V. An electronic tracking device that is affixed to products for use in supply chain security or to ensure product integrity, regardless of whether such device incidentally allows tracking of employees, contracted distribution agents, or other persons who may accompany the products. This provision shall not be construed to permit the tracking of consumer purchases at the retail level.
VI. An electronic tracking device the use of which is activated by or at the request of an individual, relates to the individual, and locates the individual but does not follow or plot the path of the individual or personal property owned by or in the lawful possession of the individual. For the purpose of this paragraph, the consent of one individual in a motor vehicle shall be considered consent by all individuals in that motor vehicle.
I. Any person convicted of violating this chapter shall be guilty of a class A misdemeanor. Each such act shall constitute a separate offense.
II. An aggrieved individual or the state may bring suit for $1,000 or actual damages, whichever is greater, plus court costs and reasonable attorney’s fees, for each violation of this chapter.
2 Effective Date. This act shall take effect January 1, 2014.
HB 592-FN - FISCAL NOTE
AN ACT regulating the use of electronic tracking devices.
The Judicial Branch, Judicial Council, and New Hampshire Association of Counties state this bill, as introduced, will increase state and county expenditures by an indeterminable amount in FY 2014 and each year thereafter. There will be no fiscal impact on state, county, and local revenue, or local expenditures.

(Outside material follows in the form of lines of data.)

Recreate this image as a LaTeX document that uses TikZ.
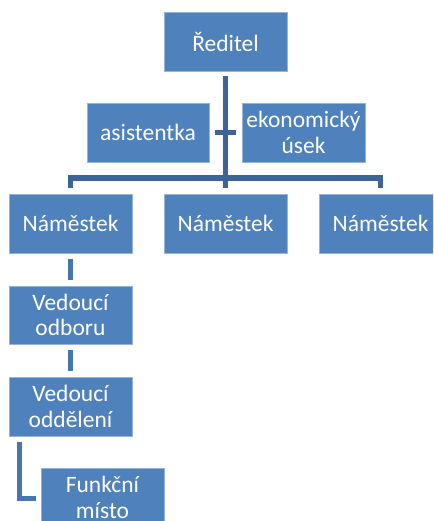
\documentclass[tikz,border=0pt]{standalone}
\usepackage{fontspec}
\setmainfont{Carlito}
\usetikzlibrary{calc}
\definecolor{boxblue}{RGB}{79,129,189}
\definecolor{boxedge}{RGB}{150,180,215}
\definecolor{linkdark}{RGB}{60,100,150}
\definecolor{linkmid}{RGB}{72,118,175}
\tikzset{
  orgbox/.style={rectangle, fill=boxblue, draw=boxedge, line width=0.6pt,
    minimum width=123pt, minimum height=59pt, inner sep=2pt, align=center,
    text=white, font=\fontsize{23.5}{25.5}\selectfont},
  topline/.style={draw=linkdark, line width=5.5pt, line join=miter},
  lowline/.style={draw=linkmid, line width=5pt, line join=miter}
}
\begin{document}
\begin{tikzpicture}[x=1pt,y=-1pt]
\useasboundingbox (0,0) rectangle (433,521);
\clip (0,0) rectangle (433,521);

% boxes
\node[orgbox] (red) at (225.5,41.5) {Ředitel};
\node[orgbox, minimum width=122pt] (asi) at (148,132.5) {asistentka};
\node[orgbox] (eko) at (303.5,132.5) {ekonomický\\úsek};
\node[orgbox] (nam1) at (70.5,223.5) {Náměstek};
\node[orgbox] (nam2) at (225.5,223.5) {Náměstek};
\node[orgbox] (nam3) at (380.5,223.5) {Náměstek};
\node[orgbox, minimum height=58pt] (odb) at (70.5,315) {Vedoucí\\odboru};
\node[orgbox] (odd) at (70.5,406.5) {Vedoucí\\oddělení};
\node[orgbox] (fun) at (102.5,497.5) {Funkční\\místo};

% connector points
\coordinate (trunkTop) at ($(red.south)+(0,5)$);
\coordinate (trunkEnd) at ($(nam2.north)+(0,-6)$);
\coordinate (stubL) at ($(asi.east)+(6,0)$);
\coordinate (stubR) at ($(eko.west)+(-6,0)$);
\coordinate (busL) at ($(nam1.north)+(0,-15.5)$);
\coordinate (busR) at ($(nam3.north)+(0,-15.5)$);
\coordinate (dropL) at ($(nam1.north)+(0,-6)$);
\coordinate (dropR) at ($(nam3.north)+(0,-6)$);
\coordinate (a1) at ($(nam1.south)+(0,6)$);
\coordinate (a2) at ($(odb.north)+(0,-6)$);
\coordinate (b1) at ($(odb.south)+(0,6)$);
\coordinate (b2) at ($(odd.north)+(0,-6)$);
\coordinate (c1) at (19,442);
\coordinate (c2) at (19,498);
\coordinate (c3) at ($(fun.west)+(-5,0.5)$);

% top level links
\draw[topline] (trunkTop) -- (trunkEnd);
\draw[topline] (stubL) -- (stubR);
\draw[topline] (dropL) -- (busL) -- (busR) -- (dropR);

% lower links
\draw[lowline] (a1) -- (a2);
\draw[lowline] (b1) -- (b2);
\draw[lowline] (c1) -- (c2) -- (c3);
\end{tikzpicture}
\end{document}
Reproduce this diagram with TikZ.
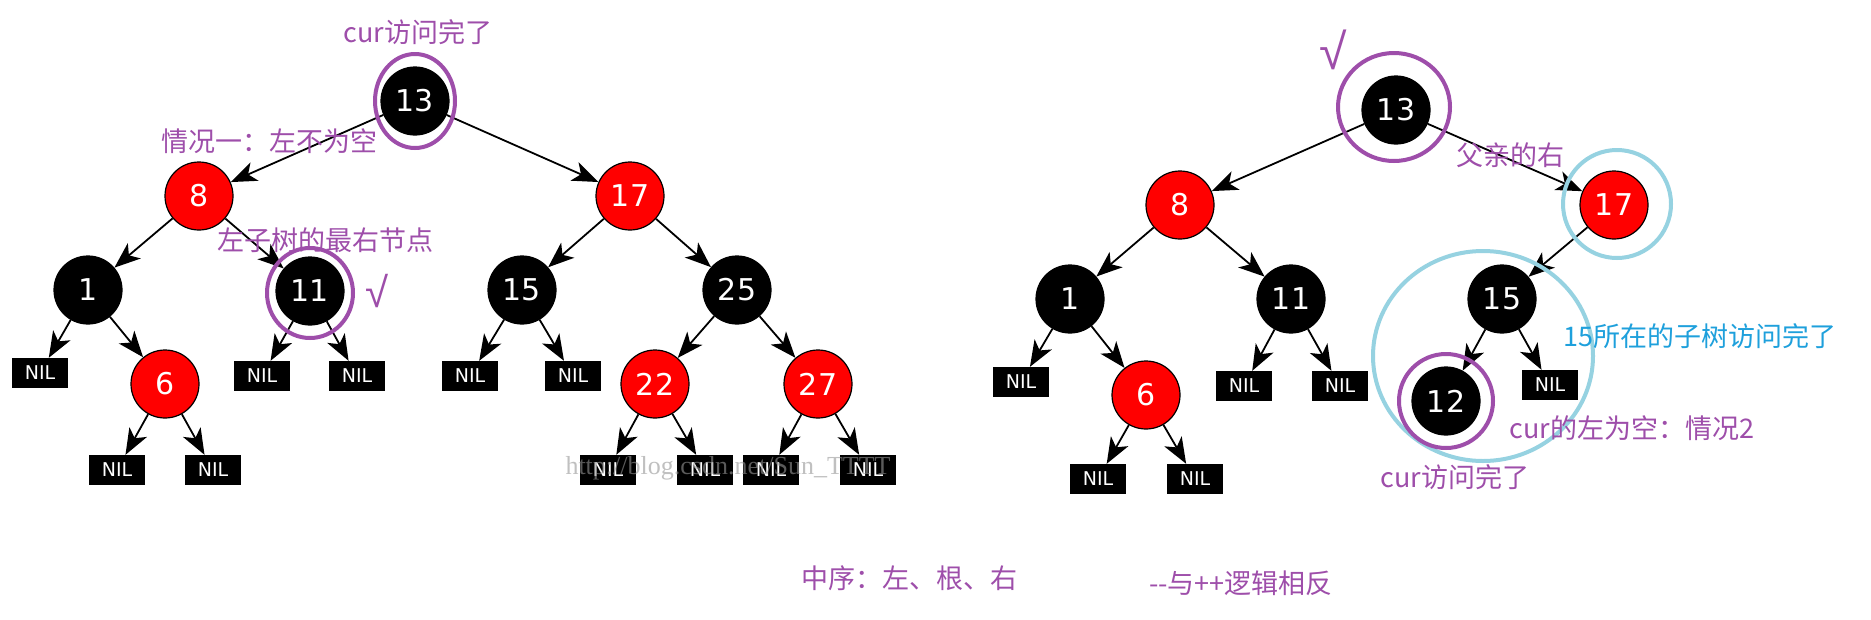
\documentclass[tikz,border=0pt]{standalone}
\usepackage{fontspec}
\newfontfamily\cjk{Noto Sans CJK SC}
\newfontfamily\dv{DejaVu Sans}
\newfontfamily\wm{Liberation Serif}
\newfontfamily\chk{Liberation Sans}
\usetikzlibrary{arrows.meta}
\definecolor{rbred}{RGB}{255,0,0}
\definecolor{annpurple}{RGB}{158,78,170}
\definecolor{ringcyan}{RGB}{150,210,225}
\definecolor{annblue}{RGB}{30,160,220}
\definecolor{wmgray}{RGB}{150,150,150}
\begin{document}
\begin{tikzpicture}[x=1pt,y=-1pt,
  rbnode/.style={circle,draw=black,line width=1.2pt,minimum size=68pt,inner sep=0pt,font=\dv\fontsize{30}{32}\selectfont,text=white},
  blk/.style={rbnode,fill=black},
  rd/.style={rbnode,fill=rbred},
  nil/.style={rectangle,fill=black,minimum width=56pt,minimum height=30pt,inner sep=0pt,text=white,font=\dv\fontsize{19}{21}\selectfont},
  edge/.style={line width=1.8pt,-{Stealth[length=26pt,width=20pt,inset=7pt]}},
  ann/.style={font=\cjk\fontsize{27}{30}\selectfont,text=annpurple,inner sep=0pt},
  annb/.style={ann,text=annblue},
  pring/.style={draw=annpurple,line width=4pt},
  cring/.style={draw=ringcyan,line width=4pt},
]
\useasboundingbox (0,0) rectangle (1871,619);
\fill[white] (0,0) rectangle (1871,619);

% ---------- left tree ----------
\node[blk] (L13) at (415,101) {13};
\node[rd]  (L8)  at (199,196) {8};
\node[rd]  (L17) at (630,196) {17};
\node[blk] (L1)  at (88,290) {1};
\node[blk] (L11) at (310,291) {11};
\node[blk] (L15) at (522,290) {15};
\node[blk] (L25) at (737,290) {25};
\node[nil] (L1a) at (40,373) {NIL};
\node[rd]  (L6)  at (165,384) {6};
\node[nil] (L11a) at (262,376) {NIL};
\node[nil] (L11b) at (357,376) {NIL};
\node[nil] (L15a) at (470,376) {NIL};
\node[nil] (L15b) at (573,376) {NIL};
\node[rd]  (L22) at (655,384) {22};
\node[rd]  (L27) at (818,384) {27};
\node[nil] (L6a) at (117,470) {NIL};
\node[nil] (L6b) at (213,470) {NIL};
\node[nil] (L22a) at (608,470) {NIL};
\node[nil] (L22b) at (705,470) {NIL};
\node[nil] (L27a) at (771,470) {NIL};
\node[nil] (L27b) at (868,470) {NIL};

\foreach \a/\b in {L13/L8,L13/L17,L8/L1,L8/L11,L17/L15,L17/L25,L1/L1a,L1/L6,
  L11/L11a,L11/L11b,L15/L15a,L15/L15b,L25/L22,L25/L27,L6/L6a,L6/L6b,
  L22/L22a,L22/L22b,L27/L27a,L27/L27b}
  \draw[edge] (\a) -- (\b);

% ---------- right tree ----------
\node[blk] (R13) at (1396,110) {13};
\node[rd]  (R8)  at (1180,205) {8};
\node[rd]  (R17) at (1614,205) {17};
\node[blk] (R1)  at (1070,299) {1};
\node[blk] (R11) at (1291,299) {11};
\node[blk] (R15) at (1502,299) {15};
\node[nil] (R1a) at (1021,382) {NIL};
\node[rd]  (R6)  at (1146,395) {6};
\node[nil] (R11a) at (1244,386) {NIL};
\node[nil] (R11b) at (1340,386) {NIL};
\node[blk] (R12) at (1446,401) {12};
\node[nil] (R15b) at (1550,385) {NIL};
\node[nil] (R6a) at (1098,479) {NIL};
\node[nil] (R6b) at (1195,479) {NIL};

\foreach \a/\b in {R13/R8,R13/R17,R8/R1,R8/R11,R17/R15,R1/R1a,R1/R6,
  R11/R11a,R11/R11b,R15/R12,R15/R15b,R6/R6a,R6/R6b}
  \draw[edge] (\a) -- (\b);

% ---------- rings ----------
\draw[pring] (415,101) ellipse [x radius=40pt, y radius=47pt];
\draw[pring] (310,293) ellipse [x radius=43pt, y radius=45pt];
\draw[pring] (1394,107) ellipse [x radius=56pt, y radius=54pt];
\draw[cring] (1617,204) ellipse [x radius=54pt, y radius=54pt];
\draw[cring] (1483,356) ellipse [x radius=110pt, y radius=105pt];
\draw[pring] (1446,401) ellipse [x radius=47pt, y radius=47pt];

% ---------- annotations ----------
\node[ann] (t1) at (418,32) {cur访问完了};
\node[ann] (t2) at (269,141) {情况一：左不为空};
\node[ann] (t3) at (325,240) {左子树的最右节点};
\node[ann,font=\chk\fontsize{42}{44}\selectfont] (t4) at (377,291) {√};
\node[ann,font=\chk\fontsize{50}{52}\selectfont] (t5) at (1333,50) {√};
\node[ann] (t6) at (1510,155) {父亲的右};
\node[annb] (t7) at (1700,336) {15所在的子树访问完了};
\node[ann] (t8) at (1632,428) {cur的左为空：情况2};
\node[ann] (t9) at (1455,477) {cur访问完了};
\node[ann] (t10) at (909,578) {中序：左、根、右};
\node[ann] (t11) at (1241,583) {--与++逻辑相反};

\node[font=\wm\fontsize{26}{28}\selectfont,text=wmgray,text opacity=0.6,inner sep=0pt] (wm) at (728,468) {http://blog.csdn.net/Sun\_TTTT};
\end{tikzpicture}
\end{document}
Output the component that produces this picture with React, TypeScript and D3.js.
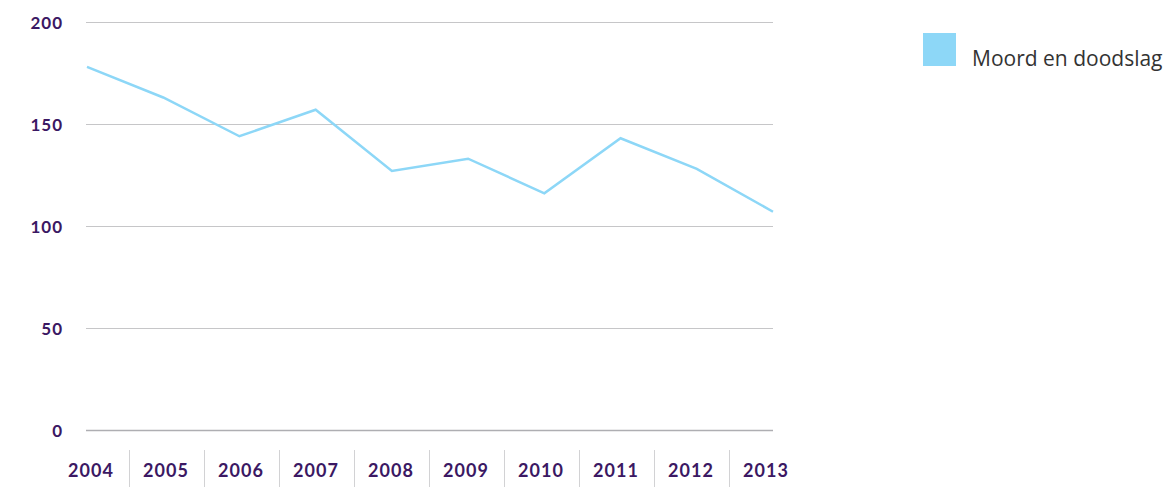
import React, { useEffect, useRef } from "react";
import * as d3 from "d3";

const years = ["2004", "2005", "2006", "2007", "2008", "2009", "2010", "2011", "2012", "2013"];
const moordValues = [178, 163, 144, 157, 127, 133, 116, 143, 128, 107];
const yTicks = [0, 50, 100, 150, 200];
const seriesName = "Moord en doodslag";

const W = 1166;
const H = 487;
const lineColor = "#8dd7f7";
const purple = "#3b1863";

const App = () => {
  const ref = useRef<SVGSVGElement>(null);

  useEffect(() => {
    const svg = d3.select(ref.current);
    svg.selectAll("*").remove();

    const y = d3.scaleLinear().domain([0, 200]).range([430, 22]);
    // line points sit on the gridline span
    const xLine = d3.scalePoint<string>().domain(years).range([87, 773]);
    // labels and separators live in bands below the axis
    const xBand = d3.scaleBand<string>().domain(years).range([53.5, 803.5]);

    // gridlines
    svg
      .append("g")
      .selectAll("line")
      .data(yTicks)
      .join("line")
      .attr("x1", 86)
      .attr("x2", 773)
      .attr("y1", (d) => Math.round(y(d)) + 0.5)
      .attr("y2", (d) => Math.round(y(d)) + 0.5)
      .attr("stroke", (d) => (d === 0 ? "#aeaeb2" : "#c6c6c8"))
      .attr("stroke-width", (d) => (d === 0 ? 1.5 : 1));

    // y labels
    svg
      .append("g")
      .attr("font-family", "Lato, 'Open Sans', sans-serif")
      .attr("font-weight", "bold")
      .attr("font-size", 17)
      .attr("letter-spacing", 1)
      .attr("fill", purple)
      .attr("text-anchor", "end")
      .selectAll("text")
      .data(yTicks)
      .join("text")
      .attr("x", 63)
      .attr("y", (d) => y(d) + 7)
      .text((d) => d);

    // band separators
    svg
      .append("g")
      .selectAll("line")
      .data(years.slice(1))
      .join("line")
      .attr("x1", (d) => Math.round(xBand(d)!) + 0.5)
      .attr("x2", (d) => Math.round(xBand(d)!) + 0.5)
      .attr("y1", 450)
      .attr("y2", H)
      .attr("stroke", "#d2d2d4")
      .attr("stroke-width", 1);

    // x labels
    svg
      .append("g")
      .attr("font-family", "Lato, 'Open Sans', sans-serif")
      .attr("font-weight", "bold")
      .attr("font-size", 18)
      .attr("letter-spacing", 1)
      .attr("fill", purple)
      .attr("text-anchor", "middle")
      .selectAll("text")
      .data(years)
      .join("text")
      .attr("x", (d) => xBand(d)! + xBand.bandwidth() / 2)
      .attr("y", 477)
      .text((d) => d);

    // the line
    const line = d3
      .line<number>()
      .x((_, i) => xLine(years[i])!)
      .y((d) => y(d));

    svg
      .append("path")
      .datum(moordValues)
      .attr("d", line)
      .attr("fill", "none")
      .attr("stroke", lineColor)
      .attr("stroke-width", 2.5)
      .attr("stroke-linejoin", "miter");

    // legend
    const legend = svg.append("g");
    legend
      .append("rect")
      .attr("x", 923)
      .attr("y", 33)
      .attr("width", 33)
      .attr("height", 33)
      .attr("fill", lineColor);
    legend
      .append("text")
      .attr("x", 972)
      .attr("y", 66)
      .attr("font-family", "'Open Sans', 'Noto Sans', sans-serif")
      .attr("font-size", 21)
      .attr("fill", "#333")
      .text(seriesName);
  }, []);

  return (
    <svg
      ref={ref}
      width={W}
      height={H}
      style={{ position: "absolute", left: 0, top: 0, background: "#fff" }}
    />
  );
};

export default App;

The Judicial Branch states this bill regulates the use of electronic tracking devices, and prohibits the use of such devices to track an individual without the individual’s consent or a court order. Under proposed RSA 358-T:1, I, a violation of the various regulations created by the bill would be a class A misdemeanor. In addition, proposed RSA 358-T:4, II allows an aggrieved individual or the state to sue for $1,000 or actual damages, plus costs and attorney fees, for each violation of the bill. The Branch states that in accordance with the New Hampshire Judicial Needs Assessment conducted by the National Center for State Courts in 2005, such suits would be classified as complex civil cases. The Branch has no information on which to estimate how many new class A misdemeanors or complex civil cases will be brought as a result of the bill. The Branch can, however, provide the projected average cost of processing each type of case. The Branch projects the average cost of processing a complex civil case in the Superior Court will be $656.99 in FY 2014 and $672.69 in FY 2015 and each year thereafter, and the average cost of processing a class A misdemeanor will be $62.71 in FY 2014 and $64.40 in FY 2015 and each year thereafter. The Branch states the case cost estimates are based on data that is more than seven years old and does not reflect the changes to the courts over that same period of time or the impact these changes may have on the processing of these types of cases.
The Judicial Council states this bill may result in an indeterminable increase in general fund expenditures. The Council states if an individual is found to be indigent, a flat fee of $275 per misdemeanor handled by a public defender or contract attorney will apply. If an assigned counsel attorney is used, the fee will be $60 per hour with a cap of $1,400. The Council also states additional costs could be incurred if an appeal is filed. The public defender, contract attorney and assigned counsel rates for Supreme Court appeals is $2,000 per case, with many assigned counsel attorneys seeking permission to exceed the fee cap. The Council states it would also be obligated to fund the collateral costs of representation, including the expenses associated with obtaining forensic experts, transcripts, or other services requested by counsel and approved by the court during the defense of a case or during an appeal.
The New Hampshire Association of Counties states to the extent more individuals are charged, convicted, and sentenced to incarceration in a county correctional facility, the counties may have increased expenditures. The Association is unable to determine the number of individuals who might be charged, convicted or incarcerated as a result of this bill to determine an exact fiscal impact. The average annual cost to incarcerate an individual in a county correctional facility is approximately $35,000. There is no impact on county revenue.
The Department of Justice states the bill will have no fiscal impact on the Department.